Short problem: Copy out every line in which the string "code" occurs.

Dataset rows:
.....

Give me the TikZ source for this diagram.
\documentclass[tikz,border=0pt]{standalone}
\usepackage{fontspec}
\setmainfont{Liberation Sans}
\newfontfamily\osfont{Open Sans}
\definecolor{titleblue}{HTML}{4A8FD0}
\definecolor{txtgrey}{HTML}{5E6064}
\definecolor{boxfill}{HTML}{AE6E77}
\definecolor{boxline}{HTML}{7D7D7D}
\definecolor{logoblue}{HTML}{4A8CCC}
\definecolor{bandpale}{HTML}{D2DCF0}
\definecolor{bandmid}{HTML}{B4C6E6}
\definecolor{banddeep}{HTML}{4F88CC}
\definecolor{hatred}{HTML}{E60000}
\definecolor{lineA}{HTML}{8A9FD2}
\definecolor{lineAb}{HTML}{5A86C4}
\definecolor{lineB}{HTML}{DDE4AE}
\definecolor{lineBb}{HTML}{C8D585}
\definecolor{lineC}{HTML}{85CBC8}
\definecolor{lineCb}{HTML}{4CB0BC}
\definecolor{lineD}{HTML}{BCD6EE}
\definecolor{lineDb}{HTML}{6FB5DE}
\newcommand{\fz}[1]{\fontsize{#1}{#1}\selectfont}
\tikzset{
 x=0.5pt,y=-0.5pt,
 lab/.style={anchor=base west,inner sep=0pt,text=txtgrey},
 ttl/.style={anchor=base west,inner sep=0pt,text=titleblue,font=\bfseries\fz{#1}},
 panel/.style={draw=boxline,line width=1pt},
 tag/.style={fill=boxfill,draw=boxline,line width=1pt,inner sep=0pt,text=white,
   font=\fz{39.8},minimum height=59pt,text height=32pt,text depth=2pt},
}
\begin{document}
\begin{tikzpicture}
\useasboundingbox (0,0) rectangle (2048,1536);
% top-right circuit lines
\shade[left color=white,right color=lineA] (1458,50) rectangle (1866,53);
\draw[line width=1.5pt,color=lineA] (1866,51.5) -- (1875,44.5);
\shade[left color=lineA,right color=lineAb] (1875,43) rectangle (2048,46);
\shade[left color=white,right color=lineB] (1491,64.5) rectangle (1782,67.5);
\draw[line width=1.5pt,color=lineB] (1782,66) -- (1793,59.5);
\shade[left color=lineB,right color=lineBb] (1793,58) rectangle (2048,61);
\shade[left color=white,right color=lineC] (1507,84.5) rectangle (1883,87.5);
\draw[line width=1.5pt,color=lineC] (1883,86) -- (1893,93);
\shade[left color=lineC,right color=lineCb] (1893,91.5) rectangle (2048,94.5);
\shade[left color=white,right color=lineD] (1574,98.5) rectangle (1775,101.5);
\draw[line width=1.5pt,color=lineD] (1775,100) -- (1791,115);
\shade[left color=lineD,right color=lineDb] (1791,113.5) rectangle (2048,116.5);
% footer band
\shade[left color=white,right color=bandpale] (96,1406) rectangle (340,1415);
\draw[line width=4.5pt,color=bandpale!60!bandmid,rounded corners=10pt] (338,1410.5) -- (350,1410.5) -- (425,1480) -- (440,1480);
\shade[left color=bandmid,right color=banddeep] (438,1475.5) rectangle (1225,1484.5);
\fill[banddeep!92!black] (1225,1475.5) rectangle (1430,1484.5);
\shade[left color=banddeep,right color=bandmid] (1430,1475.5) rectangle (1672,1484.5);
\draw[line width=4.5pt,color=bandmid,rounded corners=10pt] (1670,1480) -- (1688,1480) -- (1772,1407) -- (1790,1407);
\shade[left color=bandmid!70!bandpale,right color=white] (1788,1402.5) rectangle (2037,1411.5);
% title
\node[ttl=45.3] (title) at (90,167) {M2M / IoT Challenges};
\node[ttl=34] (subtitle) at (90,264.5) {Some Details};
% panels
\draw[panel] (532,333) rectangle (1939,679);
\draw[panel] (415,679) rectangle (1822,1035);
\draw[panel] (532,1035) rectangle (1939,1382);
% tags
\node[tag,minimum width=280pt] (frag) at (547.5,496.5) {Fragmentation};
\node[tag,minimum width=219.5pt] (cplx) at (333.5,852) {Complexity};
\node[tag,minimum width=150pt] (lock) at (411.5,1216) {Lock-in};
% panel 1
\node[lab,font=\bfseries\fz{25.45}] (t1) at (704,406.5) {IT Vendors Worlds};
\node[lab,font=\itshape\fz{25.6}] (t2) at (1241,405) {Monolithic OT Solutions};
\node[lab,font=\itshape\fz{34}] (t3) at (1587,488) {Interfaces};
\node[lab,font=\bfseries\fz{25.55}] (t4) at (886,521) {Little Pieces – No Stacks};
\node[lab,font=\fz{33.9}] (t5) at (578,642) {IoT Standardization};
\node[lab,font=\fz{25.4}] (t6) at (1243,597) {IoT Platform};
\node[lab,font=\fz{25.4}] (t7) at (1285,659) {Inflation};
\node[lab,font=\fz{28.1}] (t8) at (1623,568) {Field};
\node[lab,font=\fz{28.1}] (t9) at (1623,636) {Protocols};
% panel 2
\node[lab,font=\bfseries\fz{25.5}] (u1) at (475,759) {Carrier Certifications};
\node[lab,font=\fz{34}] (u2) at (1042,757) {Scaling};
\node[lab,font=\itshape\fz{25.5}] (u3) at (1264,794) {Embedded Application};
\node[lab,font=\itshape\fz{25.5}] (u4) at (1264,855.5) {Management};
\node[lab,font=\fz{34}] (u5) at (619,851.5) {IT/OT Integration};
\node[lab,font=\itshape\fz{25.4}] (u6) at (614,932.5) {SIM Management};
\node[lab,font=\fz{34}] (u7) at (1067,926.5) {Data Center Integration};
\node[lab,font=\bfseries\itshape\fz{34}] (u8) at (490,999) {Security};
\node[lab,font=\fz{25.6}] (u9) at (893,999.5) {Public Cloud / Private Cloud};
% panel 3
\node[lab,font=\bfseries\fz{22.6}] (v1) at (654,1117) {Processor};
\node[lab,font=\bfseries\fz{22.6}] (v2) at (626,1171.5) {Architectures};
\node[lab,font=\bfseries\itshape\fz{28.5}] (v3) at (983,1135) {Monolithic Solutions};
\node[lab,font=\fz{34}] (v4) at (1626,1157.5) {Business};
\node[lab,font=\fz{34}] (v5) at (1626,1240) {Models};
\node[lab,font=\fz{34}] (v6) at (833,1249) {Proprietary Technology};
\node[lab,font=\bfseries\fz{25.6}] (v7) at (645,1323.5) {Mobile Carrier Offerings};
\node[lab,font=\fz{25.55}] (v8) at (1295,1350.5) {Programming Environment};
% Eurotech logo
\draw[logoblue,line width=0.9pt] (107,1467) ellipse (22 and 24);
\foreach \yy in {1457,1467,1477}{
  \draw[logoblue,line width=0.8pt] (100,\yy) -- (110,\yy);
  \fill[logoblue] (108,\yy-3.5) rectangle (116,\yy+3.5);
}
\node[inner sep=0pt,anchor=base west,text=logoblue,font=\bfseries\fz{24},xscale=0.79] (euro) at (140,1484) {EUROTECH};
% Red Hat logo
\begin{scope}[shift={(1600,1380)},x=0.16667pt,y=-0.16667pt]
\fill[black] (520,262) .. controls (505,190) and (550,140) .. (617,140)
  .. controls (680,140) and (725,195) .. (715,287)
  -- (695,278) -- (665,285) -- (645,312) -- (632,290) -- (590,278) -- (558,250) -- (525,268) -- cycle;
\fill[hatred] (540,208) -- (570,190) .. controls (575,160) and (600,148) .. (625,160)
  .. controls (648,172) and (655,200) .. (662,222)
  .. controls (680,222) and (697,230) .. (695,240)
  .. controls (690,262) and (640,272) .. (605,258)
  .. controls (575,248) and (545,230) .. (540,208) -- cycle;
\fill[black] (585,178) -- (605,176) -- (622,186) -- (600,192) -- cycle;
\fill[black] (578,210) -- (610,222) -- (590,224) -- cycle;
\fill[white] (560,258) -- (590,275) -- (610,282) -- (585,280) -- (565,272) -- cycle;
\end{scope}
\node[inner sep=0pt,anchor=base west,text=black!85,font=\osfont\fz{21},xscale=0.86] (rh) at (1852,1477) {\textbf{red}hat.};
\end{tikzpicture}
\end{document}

.....

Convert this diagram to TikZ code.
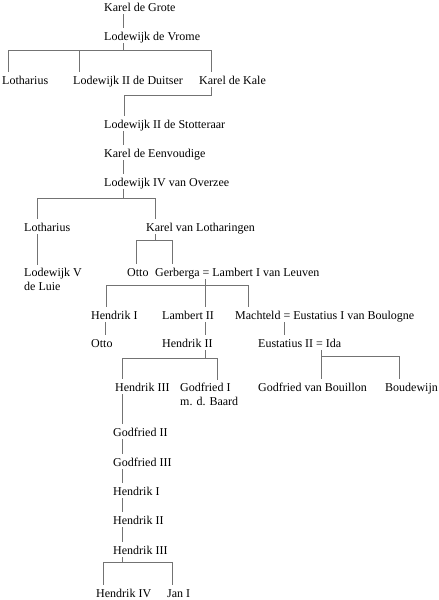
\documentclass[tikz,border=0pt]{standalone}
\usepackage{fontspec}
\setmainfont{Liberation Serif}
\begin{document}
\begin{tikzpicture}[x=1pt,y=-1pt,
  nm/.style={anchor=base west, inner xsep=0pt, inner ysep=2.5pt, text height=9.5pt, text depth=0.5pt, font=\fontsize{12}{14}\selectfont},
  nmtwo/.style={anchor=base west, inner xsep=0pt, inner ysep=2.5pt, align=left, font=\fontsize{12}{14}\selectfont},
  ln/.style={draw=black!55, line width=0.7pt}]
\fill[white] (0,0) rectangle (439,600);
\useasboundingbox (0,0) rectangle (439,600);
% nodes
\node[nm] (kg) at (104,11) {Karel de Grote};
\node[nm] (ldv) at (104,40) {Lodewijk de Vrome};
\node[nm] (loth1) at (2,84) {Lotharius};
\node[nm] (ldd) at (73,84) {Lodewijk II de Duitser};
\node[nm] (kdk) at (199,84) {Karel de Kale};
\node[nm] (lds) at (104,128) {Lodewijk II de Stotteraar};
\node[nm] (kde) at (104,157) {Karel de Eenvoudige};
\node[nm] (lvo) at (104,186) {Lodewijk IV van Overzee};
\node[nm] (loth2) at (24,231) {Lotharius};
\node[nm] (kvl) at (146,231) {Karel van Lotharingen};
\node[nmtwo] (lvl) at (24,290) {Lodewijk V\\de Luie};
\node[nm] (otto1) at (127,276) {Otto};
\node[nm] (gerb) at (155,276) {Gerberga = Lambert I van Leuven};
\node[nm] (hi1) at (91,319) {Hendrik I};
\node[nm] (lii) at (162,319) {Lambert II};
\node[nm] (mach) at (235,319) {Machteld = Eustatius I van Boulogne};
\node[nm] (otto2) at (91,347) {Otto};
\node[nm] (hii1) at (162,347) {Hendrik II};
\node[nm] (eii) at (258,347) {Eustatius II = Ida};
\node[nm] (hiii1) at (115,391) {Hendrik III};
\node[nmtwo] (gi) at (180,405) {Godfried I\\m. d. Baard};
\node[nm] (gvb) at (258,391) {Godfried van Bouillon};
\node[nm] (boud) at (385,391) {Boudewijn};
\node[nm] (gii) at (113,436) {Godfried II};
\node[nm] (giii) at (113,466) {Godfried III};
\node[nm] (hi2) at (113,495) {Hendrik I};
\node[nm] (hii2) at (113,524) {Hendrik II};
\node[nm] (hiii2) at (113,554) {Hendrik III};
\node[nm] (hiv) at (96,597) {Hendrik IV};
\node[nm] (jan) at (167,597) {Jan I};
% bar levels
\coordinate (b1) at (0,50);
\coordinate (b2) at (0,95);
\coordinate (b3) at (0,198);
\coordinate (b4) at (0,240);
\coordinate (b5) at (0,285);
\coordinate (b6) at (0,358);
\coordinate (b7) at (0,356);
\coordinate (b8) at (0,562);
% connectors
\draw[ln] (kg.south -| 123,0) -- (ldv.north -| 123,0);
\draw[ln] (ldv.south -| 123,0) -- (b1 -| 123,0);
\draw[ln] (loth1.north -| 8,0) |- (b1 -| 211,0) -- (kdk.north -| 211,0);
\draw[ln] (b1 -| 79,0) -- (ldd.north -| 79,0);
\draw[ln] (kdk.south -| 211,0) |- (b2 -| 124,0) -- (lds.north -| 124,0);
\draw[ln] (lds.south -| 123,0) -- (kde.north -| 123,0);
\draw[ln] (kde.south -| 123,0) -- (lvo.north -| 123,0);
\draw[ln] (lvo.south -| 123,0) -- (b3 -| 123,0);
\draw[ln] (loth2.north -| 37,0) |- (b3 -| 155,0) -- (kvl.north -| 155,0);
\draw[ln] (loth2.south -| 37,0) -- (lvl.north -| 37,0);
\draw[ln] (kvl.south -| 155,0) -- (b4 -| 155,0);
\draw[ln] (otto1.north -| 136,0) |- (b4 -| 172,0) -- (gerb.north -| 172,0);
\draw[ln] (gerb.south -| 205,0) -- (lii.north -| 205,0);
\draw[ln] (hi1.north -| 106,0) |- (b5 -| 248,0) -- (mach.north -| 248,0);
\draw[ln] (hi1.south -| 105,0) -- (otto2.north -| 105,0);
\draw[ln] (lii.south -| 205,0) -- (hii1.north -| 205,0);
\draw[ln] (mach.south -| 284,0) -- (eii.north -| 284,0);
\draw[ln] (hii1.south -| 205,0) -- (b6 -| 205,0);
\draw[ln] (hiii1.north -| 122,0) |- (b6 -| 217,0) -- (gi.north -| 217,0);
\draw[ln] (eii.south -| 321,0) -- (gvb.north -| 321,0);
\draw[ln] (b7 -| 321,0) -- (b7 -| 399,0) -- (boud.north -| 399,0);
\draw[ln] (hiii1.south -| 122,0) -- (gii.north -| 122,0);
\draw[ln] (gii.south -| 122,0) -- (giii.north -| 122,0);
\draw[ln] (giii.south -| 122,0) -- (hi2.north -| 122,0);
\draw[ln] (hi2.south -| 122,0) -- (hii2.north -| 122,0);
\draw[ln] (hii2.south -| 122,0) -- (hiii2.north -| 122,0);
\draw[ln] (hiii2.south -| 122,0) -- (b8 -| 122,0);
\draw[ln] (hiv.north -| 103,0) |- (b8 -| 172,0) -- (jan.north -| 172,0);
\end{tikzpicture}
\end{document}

.....

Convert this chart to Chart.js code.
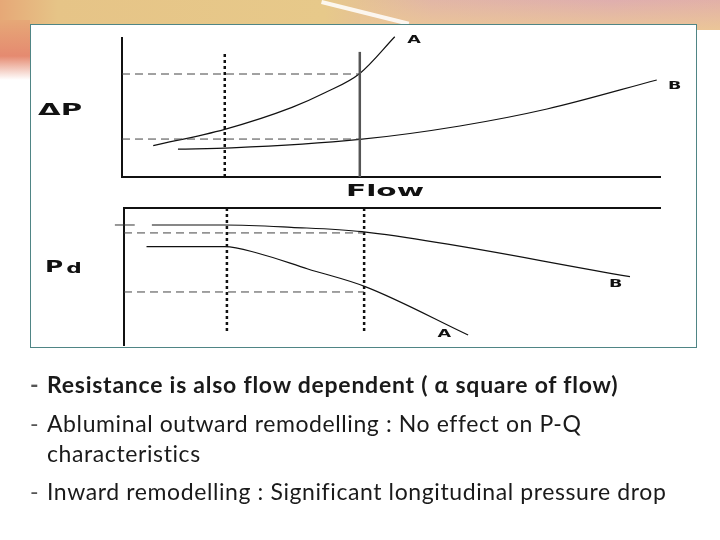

.....

Answer to the problem:
Convert this diagram to TikZ code.
Convert this chart to Chart.js code.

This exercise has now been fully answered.